- Brief -
Examine the entries below, count the lines holding the string "Write", and respond with the number only.

- Stored rows -
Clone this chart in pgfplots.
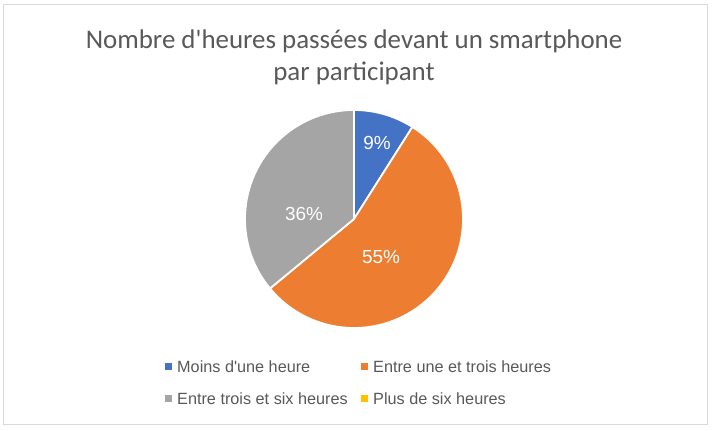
\documentclass[border=0pt]{standalone}
\usepackage{pgfplots}
\pgfplotsset{compat=1.18}
\usepackage{fontspec}
\setmainfont{Liberation Sans}
\newfontfamily\titlefont{Carlito}
\definecolor{pieblue}{HTML}{4472C4}
\definecolor{pieorange}{HTML}{ED7D31}
\definecolor{piegray}{HTML}{A5A5A5}
\definecolor{pieyellow}{HTML}{FFC000}
\definecolor{txtgray}{HTML}{595959}
\definecolor{framegray}{HTML}{D9D9D9}
\begin{document}
\begin{tikzpicture}
\begin{axis}[
  width=712bp, height=431bp, scale only axis,
  xmin=0, xmax=712, ymin=0, ymax=431,
  hide axis, clip=false,
]
% invisible bounding box and frame
\path[fill=white] (axis cs:0,0) rectangle (axis cs:712,431);
\draw[framegray, line width=1bp] (axis cs:3.5,6) rectangle (axis cs:707.5,426.5);
% title
\node[text=txtgray, align=center, font=\titlefont\fontsize{27}{32}\selectfont] at (axis cs:354,374)
  {Nombre d\textquotesingle heures passées devant un smartphone\\par participant};
% pie (values in percent, clockwise from 12 o'clock)
\gdef\cumul{90}
\foreach \v/\c in {9/pieblue,55/pieorange,36/piegray,0/pieyellow}{
  \pgfmathsetmacro\endang{\cumul-3.6*\v}
  \edef\temp{\noexpand\filldraw[fill=\c, draw=white, line width=1.8bp, line join=round] (axis cs:354,212) -- ++(\cumul:109bp) arc[start angle=\cumul,end angle=\endang,radius=109bp] -- cycle;}
  \temp
  \xdef\cumul{\endang}
}
% data labels
\node[text=white, font=\fontsize{19}{22}\selectfont] at (axis cs:377,288) {9\%};
\node[text=white, font=\fontsize{19}{22}\selectfont] at (axis cs:381,174) {55\%};
\node[text=white, font=\fontsize{19}{22}\selectfont] at (axis cs:304,217) {36\%};
% legend
\fill[pieblue] (axis cs:165,60.5) rectangle (axis cs:172,67.5);
\node[anchor=west, text=txtgray, font=\fontsize{16.3}{18}\selectfont, inner sep=0pt] at (axis cs:177,64) {Moins d\textquotesingle une heure};
\fill[pieorange] (axis cs:361,60.5) rectangle (axis cs:368,67.5);
\node[anchor=west, text=txtgray, font=\fontsize{16.3}{18}\selectfont, inner sep=0pt] at (axis cs:373,64) {Entre une et trois heures};
\fill[piegray] (axis cs:165,28.5) rectangle (axis cs:172,35.5);
\node[anchor=west, text=txtgray, font=\fontsize{16.3}{18}\selectfont, inner sep=0pt] at (axis cs:177,32) {Entre trois et six heures};
\fill[pieyellow] (axis cs:361,28.5) rectangle (axis cs:368,35.5);
\node[anchor=west, text=txtgray, font=\fontsize{16.3}{18}\selectfont, inner sep=0pt] at (axis cs:373,32) {Plus de six heures};
\end{axis}
\end{tikzpicture}
\end{document}
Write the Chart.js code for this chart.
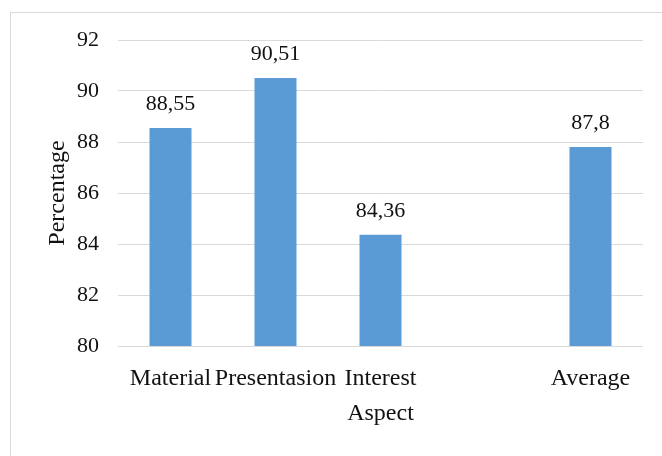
<!DOCTYPE html>
<html>
<head>
<meta charset="utf-8">
<script src="https://cdn.jsdelivr.net/npm/chart.js@4"></script>
<style>
  html, body { margin: 0; padding: 0; background: #fff; }
  #wrap { position: relative; width: 662px; height: 456px; overflow: hidden; }
  #frame { position: absolute; left: 10px; top: 12px; width: 700px; height: 500px; border: 1px solid #d9d9d9; box-sizing: border-box; }
  canvas { position: absolute; left: 0; top: 0; }
</style>
</head>
<body>
<div id="wrap">
  <div id="frame"></div>
  <canvas id="c" width="662" height="456"></canvas>
</div>
<script>
const categories = ["Material", "Presentasion", "Interest", "", "Average"];
const values = [88.55, 90.51, 84.36, null, 87.8];
const yTicks = [80, 82, 84, 86, 88, 90, 92];

const FONT = "'Liberation Serif', 'Times New Roman', serif";

const valueLabels = {
  id: 'valueLabels',
  afterDatasetsDraw(chart) {
    const ctx = chart.ctx;
    const meta = chart.getDatasetMeta(0);
    ctx.save();
    ctx.font = "22px " + FONT;
    ctx.fillStyle = "#111";
    ctx.textAlign = "center";
    ctx.textBaseline = "alphabetic";
    meta.data.forEach((bar, i) => {
      const v = values[i];
      if (v === null || v === undefined) return;
      ctx.fillText(String(v).replace('.', ','), bar.x, bar.y - 18);
    });
    ctx.restore();
  }
};

new Chart(document.getElementById('c'), {
  type: 'bar',
  data: {
    labels: categories,
    datasets: [{
      data: values,
      backgroundColor: '#5B9BD5',
      borderWidth: 0,
      barPercentage: 0.4,
      categoryPercentage: 1.0
    }]
  },
  options: {
    responsive: false,
    animation: false,
    devicePixelRatio: 1,
    layout: { padding: { left: 0, right: 19, top: 40, bottom: 0 } },
    plugins: { legend: { display: false }, tooltip: { enabled: false } },
    scales: {
      x: {
        afterFit(scale) { scale.height = 110; },
        grid: { display: false, drawTicks: false },
        border: { display: false },
        ticks: {
          autoSkip: false, maxRotation: 0, minRotation: 0,
          padding: 18,
          color: '#111',
          font: { family: FONT, size: 24 }
        },
        title: {
          display: true, text: 'Aspect', color: '#111',
          font: { family: FONT, size: 24 },
          padding: { top: 8, bottom: 28 }
        }
      },
      y: {
        min: 80, max: 92,
        afterFit(scale) { scale.width = 118; },
        afterBuildTicks(scale) { scale.ticks = yTicks.map(v => ({ value: v })); },
        grid: { color: '#d9d9d9', lineWidth: 1, drawTicks: false },
        border: { display: false },
        ticks: {
          stepSize: 2, padding: 19, color: '#111',
          font: { family: FONT, size: 22 }
        },
        title: {
          display: true, text: 'Percentage', color: '#111',
          font: { family: FONT, size: 24 },
          padding: { top: 43, bottom: 0 }
        }
      }
    }
  },
  plugins: [valueLabels]
});
</script>
</body>
</html>
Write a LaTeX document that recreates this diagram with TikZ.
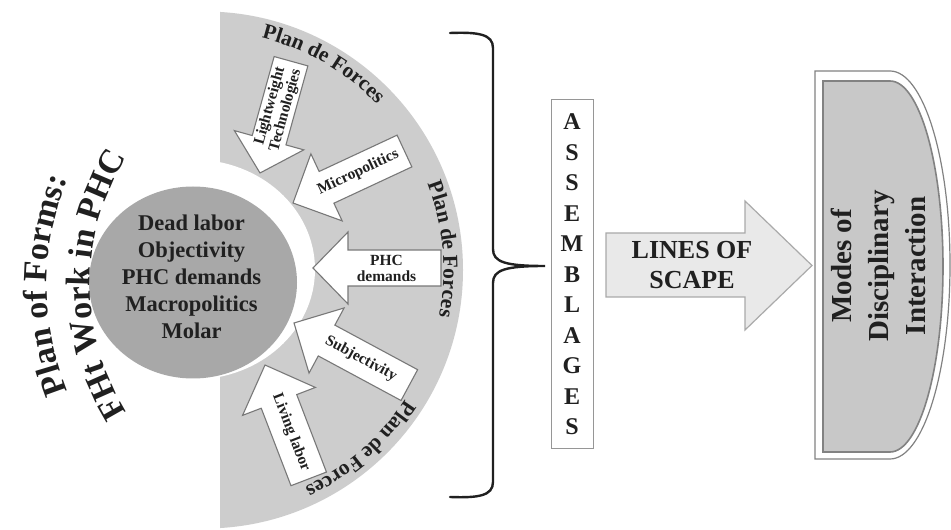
\documentclass[tikz,border=0pt]{standalone}
\usepackage{fontspec}
\setmainfont{Liberation Serif}
\usetikzlibrary{decorations.text}
\definecolor{sectorgray}{RGB}{205,205,205}
\definecolor{circgray}{RGB}{168,168,168}
\definecolor{inkc}{RGB}{32,32,32}
\definecolor{arrowedge}{RGB}{120,120,120}
\definecolor{scapefill}{RGB}{233,233,233}
\definecolor{scapeedge}{RGB}{170,170,170}
\definecolor{modesfill}{RGB}{200,200,200}
\definecolor{modesedge}{RGB}{130,130,130}
\definecolor{assedge}{RGB}{150,150,150}
\tikzset{
  forcebox/.style={fill=white, draw=arrowedge, line width=1.1pt, line join=miter},
  forcetext/.style={font=\fontsize{15.5}{16}\selectfont\bfseries, text=inkc, align=center, inner sep=0pt},
  bracestyle/.style={draw=inkc, line width=2.4pt, line cap=round},
}
% #1 name, #2/#3 tip, #4 direction, #5 total length, #6 head length, #7 head width, #8 body width, #9 text
\newcommand\forcearrow[9]{%
  \pgfmathsetmacro\fangle{#4-180}%
  \begin{scope}[shift={(#2,#3)}, rotate=#4]
    \draw[forcebox] (0,0) -- (-#6,#7/2) -- (-#6,#8/2) -- (-#5,#8/2) -- (-#5,-#8/2) -- (-#6,-#8/2) -- (-#6,-#7/2) -- cycle;
    \node[forcetext, rotate=\fangle] (#1) at ({-(#5+#6)/2+8},0) {#9};
  \end{scope}}
\newcommand\planfont{\fontsize{21.5}{21.5}\selectfont\bfseries}
\newcommand\titlefont{\fontsize{34}{34}\selectfont\bfseries}
\begin{document}
\begin{tikzpicture}[x=1pt,y=1pt]
\useasboundingbox (0,0) rectangle (951,530);
\fill[white] (0,0) rectangle (951,530);
% big sector
\begin{scope}
  \clip (220,0) rectangle (500,530);
  \fill[sectorgray] (204.5,260) circle (258.5);
\end{scope}
\fill[white] (193,260.5) ellipse [x radius=122, y radius=110];
\fill[circgray] (193,247.5) ellipse [x radius=104, y radius=96];
\node[font=\fontsize{22.5}{27}\selectfont\bfseries, text=inkc, align=center, inner sep=0pt] (core) at (191.5,253)
  {Dead labor\\Objectivity\\PHC demands\\Macropolitics\\Molar};
% Plan de Forces labels
\path[decorate, decoration={text along path, text align=center, text color=inkc, text={|\planfont|Plan de Forces}}]
  (204.5,260) ++(80:239) arc[start angle=80, end angle=40, radius=239];
\path[decorate, decoration={text along path, text align=center, text color=inkc, text={|\planfont|Plan de Forces}}]
  (204.5,260) ++(25:239) arc[start angle=25, end angle=-15, radius=239];
\path[decorate, decoration={text along path, text align=center, text color=inkc, text={|\planfont|Plan de Forces}}]
  (204.5,260) ++(-29:239) arc[start angle=-29, end angle=-69, radius=239];
% titles (arcs round a common centre to their right)
\coordinate (titleC) at (331,245);
\path[decorate, decoration={text along path, text align=center, text color=inkc, text={|\titlefont|Plan of Forms:}}]
  (titleC) ++(205:284) arc[start angle=205, end angle=155, radius=284];
\path[decorate, decoration={text along path, text align=center, text color=inkc, text={|\titlefont|FHt Work in PHC}}]
  (titleC) ++(216:241) arc[start angle=216, end angle=144, radius=241];
% force arrows
\forcearrow{light}{260}{357}{254.5}{116}{34}{72}{35}{Lightweight\\Technologies}
\forcearrow{micro}{293}{327}{205}{123}{37}{74}{35}{Micropolitics}
\forcearrow{phc}{313}{262}{180}{128}{35}{72}{36}{PHC\\demands}
\forcearrow{subj}{294}{207}{151.7}{131}{37}{74}{35}{Subjectivity}
\forcearrow{living}{265}{165}{111}{122}{39}{78}{38}{Living labor}
% brace
\coordinate (braceTop) at (450,497);
\coordinate (braceTip) at (545,264);
\coordinate (braceBot) at (450,33);
\draw[bracestyle] (braceTop) .. controls (478,498) and (493,496) .. (493,482) -- (493,281)
  .. controls (493,268) and (505,264) .. (braceTip)
  .. controls (505,264) and (493,260) .. (493,247) -- (493,48)
  .. controls (493,34) and (478,32) .. (braceBot);
% assemblages
\node[draw=assedge, line width=1pt, fill=white, minimum width=42pt, minimum height=349pt, inner sep=0pt,
  font=\fontsize{24}{30.5}\selectfont\bfseries, text=inkc, align=center] (assem) at (572,255.5)
  {A\\S\\S\\E\\M\\B\\L\\A\\G\\E\\S};
% lines of scape arrow
\draw[fill=scapefill, draw=scapeedge, line width=1.2pt, line join=miter]
  (606,233) -- (745,233) -- (745,200) -- (812,264.5) -- (745,329) -- (745,297) -- (606,297) -- cycle;
\node[font=\fontsize{26}{30}\selectfont\bfseries, text=inkc, align=center, inner sep=0pt] (scape) at (692,265)
  {LINES OF\\SCAPE};
% modes box
\draw[fill=white, draw=modesedge, line width=1.2pt] (815,71) -- (815,459) -- (890,459)
  arc[start angle=90, end angle=-90, x radius=60, y radius=194] -- cycle;
\draw[fill=modesfill, draw=modesedge, line width=1.6pt] (823,78) -- (823,449) -- (890,449)
  arc[start angle=90, end angle=-90, x radius=53, y radius=185.5] -- cycle;
\node[font=\fontsize{29}{37}\selectfont\bfseries, text=inkc, align=center, inner sep=0pt, rotate=90] (modes) at (878,264)
  {Modes of\\Disciplinary\\Interaction};
\end{tikzpicture}
\end{document}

- Exercise response -
2